A Philippine court issued arrest warrants Wednesday for three senior consultants of the communist rebel movement, two months after President Rodrigo Duterte shut off peace negotiations aimed at ending one of Asia’s longest-running insurgencies.
The court in Manila recommended no bail for Benito Tiamzon and his wife, Wilma, as well as Adelberto Silva, who are being sought on charges related to 15 counts of murder.
All three are consultants of the National Democratic Front, the political wing of the Communist Party of the Philippines (CPP), and were among dozens of rebel leaders released by Duterte shortly after he assumed the presidency in 2016.
The court issued the warrants on Jan. 11 at the government’s request to cancel the trio’s bail bonds. It released the decision publicly on Wednesday.
Their lawyer, Edre Olalia, said they would appeal the ruling, even if it was “seemingly a long shot under the present circumstances.
“We maintain that the peace negotiations have not yet been terminated properly and in accordance with the solemn and binding protocol mutually agreed upon by the parties,” Olalia said in a statement, noting that Duterte could not unilaterally end the talks.
Olalia said official notification of talks was “warranted by fairness, practicality and principle.”
“No one in his right mind will participate in any peace negotiations if the protections and guarantees of safety and immunity for such involvement can easily be brushed aside, even under the colorable legal theater of one party,” Olalia argued.
In November, Duterte called off talks aimed at ending the CPP’s Maoist rebellion, which began in 1969. Tens of thousands have been killed in the insurgency, one of the longest rebellions in the world that has also stunted growth in the Philippine countryside.
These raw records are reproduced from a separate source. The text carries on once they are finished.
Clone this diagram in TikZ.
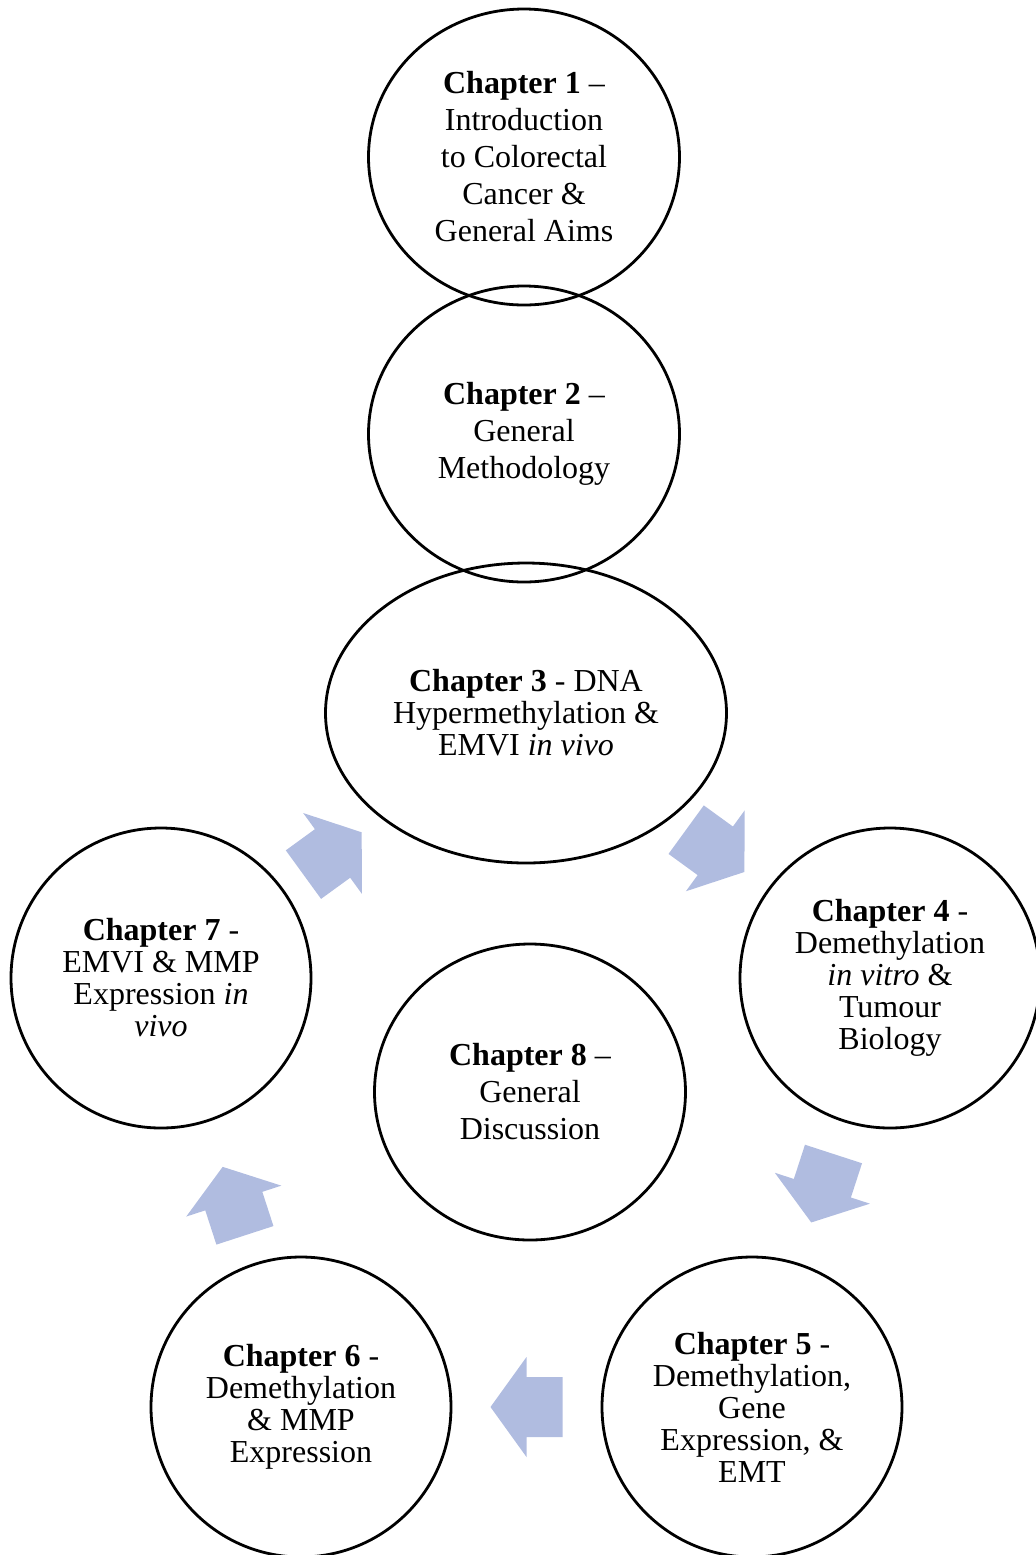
\documentclass[tikz,border=0pt]{standalone}
\usepackage{fontspec}
\setmainfont{Liberation Serif}
\usetikzlibrary{shapes.geometric,calc}
\definecolor{arrowblue}{RGB}{176,188,224}

% block arrow between two chapters: from, to, fraction, angle
\newcommand{\cyclearrow}[4]{%
  \fill[cycle arrow, shift={($(#1)!#3!(#2)$)}, rotate=#4]
    (-18pt,-15pt) -- (0pt,-15pt) -- (0pt,-25pt) -- (18pt,0pt)
    -- (0pt,25pt) -- (0pt,15pt) -- (-18pt,15pt) -- cycle;}

\begin{document}
\begin{tikzpicture}[x=0.5pt,y=-0.5pt]
       \tikzstyle{chapter}=[draw, ellipse, line width=1.4pt, inner sep=0pt, align=center,
                            font=\fontsize{16}{16}\selectfont]
       \tikzstyle{wide chapter}=[chapter, font=\fontsize{16}{18.5}\selectfont]
       \tikzstyle{cycle arrow}=[fill=arrowblue]

       \useasboundingbox (0,0) rectangle (1036,1555);

       \node[wide chapter, minimum width=155.5pt, minimum height=148pt] (ch1) at (524,157)
            {\textbf{Chapter 1} –\\Introduction\\to Colorectal\\Cancer \&\\General Aims};
       \node[wide chapter, minimum width=155.5pt, minimum height=148pt] (ch2) at (524,434)
            {\textbf{Chapter 2} –\\General\\Methodology};
       \node[chapter, minimum width=200.5pt, minimum height=150pt] (ch3) at (526,713)
            {\textbf{Chapter 3} - DNA\\Hypermethylation \&\\EMVI \textit{in vivo}};
       \node[chapter, minimum width=150pt, minimum height=150pt] (ch4) at (890,978)
            {\textbf{Chapter 4} -\\Demethylation\\\textit{in vitro} \&\\Tumour\\Biology};
       \node[chapter, minimum width=150pt, minimum height=150pt] (ch5) at (752,1407)
            {\textbf{Chapter 5} -\\Demethylation,\\Gene\\Expression, \&\\EMT};
       \node[chapter, minimum width=150pt, minimum height=150pt] (ch6) at (301,1407)
            {\textbf{Chapter 6} -\\Demethylation\\\& MMP\\Expression};
       \node[chapter, minimum width=150pt, minimum height=150pt] (ch7) at (161,978)
            {\textbf{Chapter 7} -\\EMVI \& MMP\\Expression \textit{in}\\\textit{vivo}};
       \node[wide chapter, minimum width=155.5pt, minimum height=148pt] (ch8) at (530,1092)
            {\textbf{Chapter 8} –\\General\\Discussion};

       \cyclearrow{ch3}{ch4}{0.52}{-36}
       \cyclearrow{ch4}{ch5}{0.49}{-108}
       \cyclearrow{ch5}{ch6}{0.5}{180}
       \cyclearrow{ch6}{ch7}{0.48}{108}
       \cyclearrow{ch7}{ch3}{0.47}{36}
     \end{tikzpicture}
\end{document}
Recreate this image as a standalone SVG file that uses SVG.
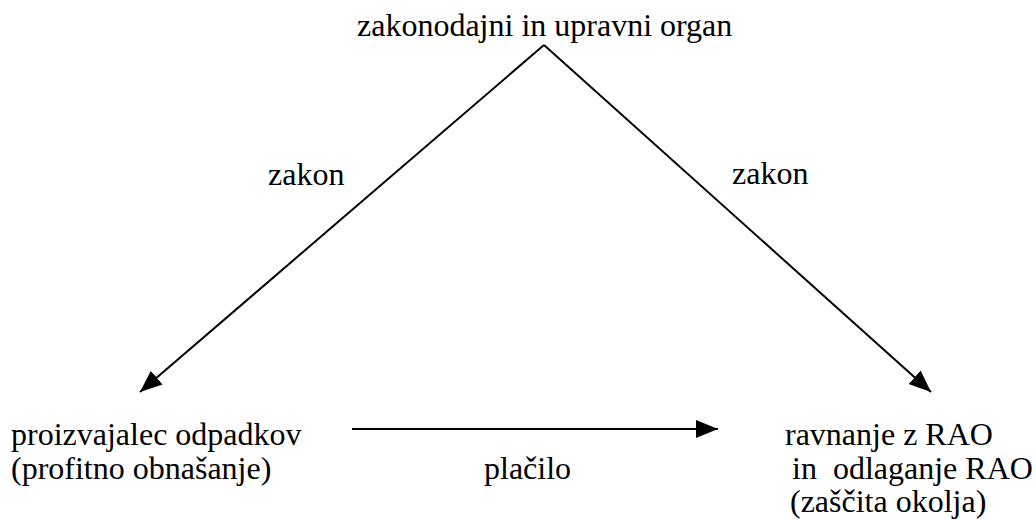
<svg xmlns="http://www.w3.org/2000/svg" width="1036" height="520" viewBox="0 0 1036 520">
  <style>
    text { font-family: "Liberation Serif", "Times New Roman", serif; font-size: 32px; fill: #000; }
    .edge { stroke: #000; stroke-width: 2; fill: none; }
  </style>
  <defs>
    <marker id="head" markerUnits="userSpaceOnUse" markerWidth="24" markerHeight="20" refX="22" refY="10" orient="auto">
      <polygon points="0,1 22,10 0,19" fill="#000"/>
    </marker>
  </defs>
  <rect width="1036" height="520" fill="#fff"/>

  <g id="connectors">
    <path class="edge" d="M544,45 L140,392" marker-end="url(#head)"/>
    <path class="edge" d="M544,45 L931,392" marker-end="url(#head)"/>
    <path class="edge" d="M352,429 L718,429" marker-end="url(#head)"/>
    <text x="268" y="185">zakon</text>
    <text x="732" y="184">zakon</text>
    <text x="484" y="479">plačilo</text>
  </g>

  <g id="organ">
    <text x="357" y="36">zakonodajni in upravni organ</text>
  </g>

  <g id="proizvajalec">
    <text x="11" y="445">proizvajalec odpadkov</text>
    <text x="11" y="479">(profitno obnašanje)</text>
  </g>

  <g id="ravnanje">
    <text x="785" y="445">ravnanje z RAO</text>
    <text x="784" y="479" xml:space="preserve"> in  odlaganje RAO</text>
    <text x="790" y="512">(zaščita okolja)</text>
  </g>
</svg>
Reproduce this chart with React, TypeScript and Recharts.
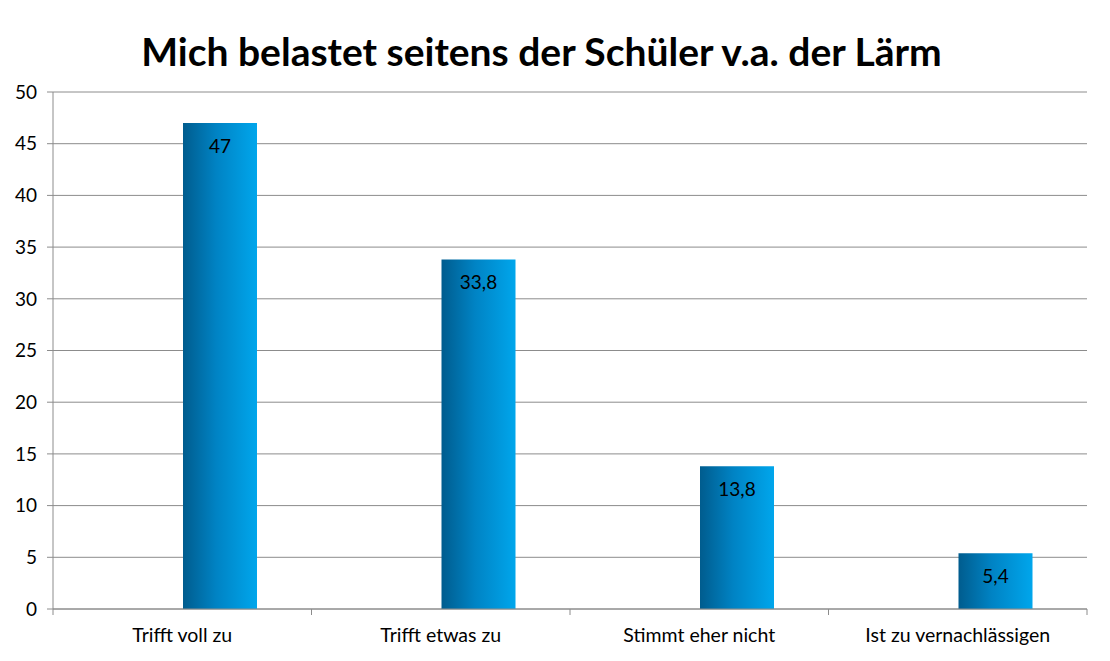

The government accused the rebels of treachery by launching a series of attacks that left several civilians killed, including a young girl. Military estimates have placed the strength of the CPP’s armed unit, the New People’s Army (NPA), at about 5,000 fighters.
The exiled founder of the communist party, Jose Maria Sison, said he had been willing to meet with Duterte, his one-time student, at a mutually accepted “neutral venue” outside the Philippines.
He said he considered this after the local press quoted Duterte as saying that he might be willing to meet with Sison.
But now, with the arrest of rebel negotiators, Sison said it had become “too difficult or impossible to have any kind of serious conversation or negotiations anywhere with someone already crazed by power.” He also accused Duterte of descending quickly into “fascist dictatorship.”
“His main interest now in the CPP and the NPA is to make them the scapegoats to justify martial rule and military campaigns of mass murder,” Sison said in a statement. He stressed that Duterte had used the threat of communist rebellion as a reason to extend martial law in the south.
There was “something terribly wrong with Duterte’s mentality and behavior,” Sison said.
Still, he said, the rebels were grateful to the president for making it absolutely clear that Duterte was responsible for the collapse of talks.
“They are responsible for the termination of the peace negotiations and for the rising intensity of the people’s armed revolution for national and social liberation against the oppressive and exploitative state,” Sison said.